- **Exercise directions**
All of the lines below are to be transcribed faithfully, with pictures excluded from the copy.

─── Recorded data ───

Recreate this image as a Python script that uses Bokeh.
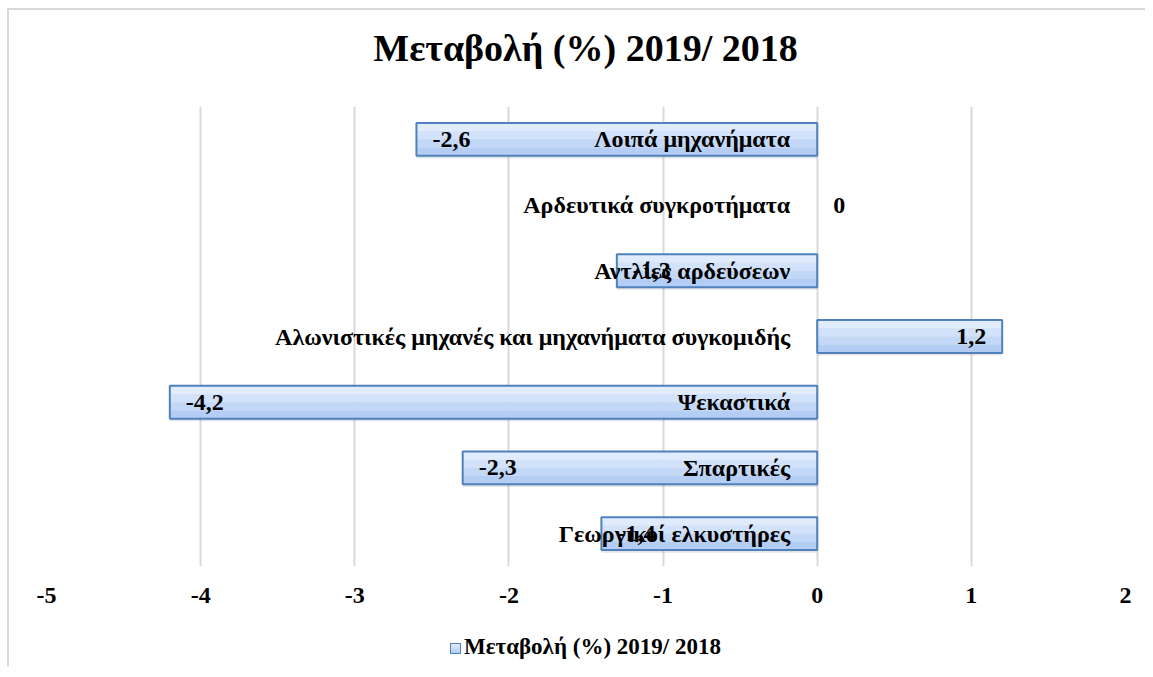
from bokeh.plotting import figure
from bokeh.layouts import column
from bokeh.models import Range1d, FactorRange, ColumnDataSource, FixedTicker, Div
from bokeh.core.properties import value
from bokeh.transform import dodge
from bokeh.embed import file_html
from bokeh.resources import INLINE

categories = ["Γεωργικοί ελκυστήρες", "Σπαρτικές", "Ψεκαστικά",
              "Αλωνιστικές μηχανές και μηχανήματα συγκομιδής",
              "Αντλίες αρδεύσεων", "Αρδευτικά συγκροτήματα", "Λοιπά μηχανήματα"]
values = [-1.4, -2.3, -4.2, 1.2, -1.3, 0.0, -2.6]
x_ticks = [-5, -4, -3, -2, -1, 0, 1, 2]
series_name = "Μεταβολή (%) 2019/ 2018"
title_text = "Μεταβολή (%) 2019/ 2018"

FONT = "Liberation Serif"

labels = [("%.1f" % v).replace(".", ",") if v != 0 else "0" for v in values]
lab_off = [16 if v <= 0 else -16 for v in values]
lab_align = ["left" if v <= 0 else "right" for v in values]
edge_alpha = [0.0 if v == 0 else 1.0 for v in values]

src = ColumnDataSource(dict(cat=categories, val=values, lab=labels,
                            off=lab_off, align=lab_align, ea=edge_alpha,
                            zero=[0] * len(values)))

title_div = Div(text=('<div style="margin-left:17px;width:1119px;padding-top:16px;'
                      'text-align:center;font-family:\'Liberation Serif\';font-size:38px;'
                      'font-weight:bold;line-height:44px;color:#000000;white-space:nowrap">'
                      + title_text + '</div>'),
                width=1136, height=66, margin=0)

p = figure(width=1136, height=550, output_backend="svg", toolbar_location=None,
           x_range=Range1d(-5, 2), y_range=FactorRange(*categories, range_padding=0),
           frame_width=1079, frame_height=460,
           min_border_left=37, min_border_right=20, min_border_top=30, min_border_bottom=60)

p.outline_line_color = None
p.ygrid.grid_line_color = None
p.xgrid.grid_line_color = "#d9d9d9"
p.xgrid.grid_line_width = 2
p.yaxis.visible = False

p.xaxis.ticker = FixedTicker(ticks=x_ticks)
p.xaxis.major_label_overrides = {t: str(t) for t in x_ticks}
p.xaxis.axis_line_color = None
p.xaxis.major_tick_line_color = None
p.xaxis.minor_tick_line_color = None
p.xaxis.major_label_text_font = FONT
p.xaxis.major_label_text_font_size = "24px"
p.xaxis.major_label_text_font_style = "bold"
p.xaxis.major_label_text_color = "#000000"
p.xaxis.major_label_standoff = 15

# shadow
p.hbar(y=dodge("cat", -0.04, range=p.y_range), left="zero", right="val", height=0.5,
       source=src, fill_color="#000000", fill_alpha=0.10, line_color=None)
# gradient strips
strip_cols = ["#e0ebfc", "#d2e2fa", "#c3d8f7", "#b3cdf4"]
for i, c in enumerate(strip_cols):
    p.hbar(y=dodge("cat", 0.1875 - i * 0.125, range=p.y_range), left="zero", right="val",
           height=0.126, source=src, fill_color=c, line_color=None)
p.hbar(y="cat", left="zero", right="val", height=0.5, source=src,
       fill_alpha=0.0, line_color="#4f81bd", line_alpha="ea", line_width=2)

p.text(x="zero", y="cat", text="cat", source=src, x_offset=-27,
       text_align="right", text_baseline="middle",
       text_font=value(FONT), text_font_size="24px", text_font_style="bold",
       text_color="#000000")
p.text(x="val", y="cat", text="lab", source=src, x_offset="off",
       text_align="align", text_baseline="middle",
       text_font=value(FONT), text_font_size="24px", text_font_style="bold",
       text_color="#000000")

legend_div = Div(text=('<div style="margin-left:17px;width:1119px;padding-top:10px;'
                       'text-align:center;font-family:\'Liberation Serif\';font-size:23px;'
                       'font-weight:bold;line-height:22px;color:#000000;white-space:nowrap">'
                       '<span style="display:inline-block;width:11px;height:11px;'
                       'background:linear-gradient(#e0ebfc,#b3cdf4);border:1px solid #4f81bd;'
                       'margin-right:3px;vertical-align:middle"></span>'
                       + series_name + '</div>'),
                 width=1136, height=40, margin=0)

layout = column(title_div, p, legend_div, spacing=0,
                styles={"margin-left": "7px", "margin-top": "8px",
                        "border-left": "2px solid #d9d9d9",
                        "border-top": "2px solid #d9d9d9"})

open("out.html", "w").write(file_html(layout, INLINE))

───

- **Result of the exercise**
Recreate this image as a Python script that uses Bokeh.
from bokeh.plotting import figure
from bokeh.layouts import column
from bokeh.models import Range1d, FactorRange, ColumnDataSource, FixedTicker, Div
from bokeh.core.properties import value
from bokeh.transform import dodge
from bokeh.embed import file_html
from bokeh.resources import INLINE

categories = ["Γεωργικοί ελκυστήρες", "Σπαρτικές", "Ψεκαστικά",
              "Αλωνιστικές μηχανές και μηχανήματα συγκομιδής",
              "Αντλίες αρδεύσεων", "Αρδευτικά συγκροτήματα", "Λοιπά μηχανήματα"]
values = [-1.4, -2.3, -4.2, 1.2, -1.3, 0.0, -2.6]
x_ticks = [-5, -4, -3, -2, -1, 0, 1, 2]
series_name = "Μεταβολή (%) 2019/ 2018"
title_text = "Μεταβολή (%) 2019/ 2018"

FONT = "Liberation Serif"

labels = [("%.1f" % v).replace(".", ",") if v != 0 else "0" for v in values]
lab_off = [16 if v <= 0 else -16 for v in values]
lab_align = ["left" if v <= 0 else "right" for v in values]
edge_alpha = [0.0 if v == 0 else 1.0 for v in values]

src = ColumnDataSource(dict(cat=categories, val=values, lab=labels,
                            off=lab_off, align=lab_align, ea=edge_alpha,
                            zero=[0] * len(values)))

title_div = Div(text=('<div style="margin-left:17px;width:1119px;padding-top:16px;'
                      'text-align:center;font-family:\'Liberation Serif\';font-size:38px;'
                      'font-weight:bold;line-height:44px;color:#000000;white-space:nowrap">'
                      + title_text + '</div>'),
                width=1136, height=66, margin=0)

p = figure(width=1136, height=550, output_backend="svg", toolbar_location=None,
           x_range=Range1d(-5, 2), y_range=FactorRange(*categories, range_padding=0),
           frame_width=1079, frame_height=460,
           min_border_left=37, min_border_right=20, min_border_top=30, min_border_bottom=60)

p.outline_line_color = None
p.ygrid.grid_line_color = None
p.xgrid.grid_line_color = "#d9d9d9"
p.xgrid.grid_line_width = 2
p.yaxis.visible = False

p.xaxis.ticker = FixedTicker(ticks=x_ticks)
p.xaxis.major_label_overrides = {t: str(t) for t in x_ticks}
p.xaxis.axis_line_color = None
p.xaxis.major_tick_line_color = None
p.xaxis.minor_tick_line_color = None
p.xaxis.major_label_text_font = FONT
p.xaxis.major_label_text_font_size = "24px"
p.xaxis.major_label_text_font_style = "bold"
p.xaxis.major_label_text_color = "#000000"
p.xaxis.major_label_standoff = 15

# shadow
p.hbar(y=dodge("cat", -0.04, range=p.y_range), left="zero", right="val", height=0.5,
       source=src, fill_color="#000000", fill_alpha=0.10, line_color=None)
# gradient strips
strip_cols = ["#e0ebfc", "#d2e2fa", "#c3d8f7", "#b3cdf4"]
for i, c in enumerate(strip_cols):
    p.hbar(y=dodge("cat", 0.1875 - i * 0.125, range=p.y_range), left="zero", right="val",
           height=0.126, source=src, fill_color=c, line_color=None)
p.hbar(y="cat", left="zero", right="val", height=0.5, source=src,
       fill_alpha=0.0, line_color="#4f81bd", line_alpha="ea", line_width=2)

p.text(x="zero", y="cat", text="cat", source=src, x_offset=-27,
       text_align="right", text_baseline="middle",
       text_font=value(FONT), text_font_size="24px", text_font_style="bold",
       text_color="#000000")
p.text(x="val", y="cat", text="lab", source=src, x_offset="off",
       text_align="align", text_baseline="middle",
       text_font=value(FONT), text_font_size="24px", text_font_style="bold",
       text_color="#000000")

legend_div = Div(text=('<div style="margin-left:17px;width:1119px;padding-top:10px;'
                       'text-align:center;font-family:\'Liberation Serif\';font-size:23px;'
                       'font-weight:bold;line-height:22px;color:#000000;white-space:nowrap">'
                       '<span style="display:inline-block;width:11px;height:11px;'
                       'background:linear-gradient(#e0ebfc,#b3cdf4);border:1px solid #4f81bd;'
                       'margin-right:3px;vertical-align:middle"></span>'
                       + series_name + '</div>'),
                 width=1136, height=40, margin=0)

layout = column(title_div, p, legend_div, spacing=0,
                styles={"margin-left": "7px", "margin-top": "8px",
                        "border-left": "2px solid #d9d9d9",
                        "border-top": "2px solid #d9d9d9"})

open("out.html", "w").write(file_html(layout, INLINE))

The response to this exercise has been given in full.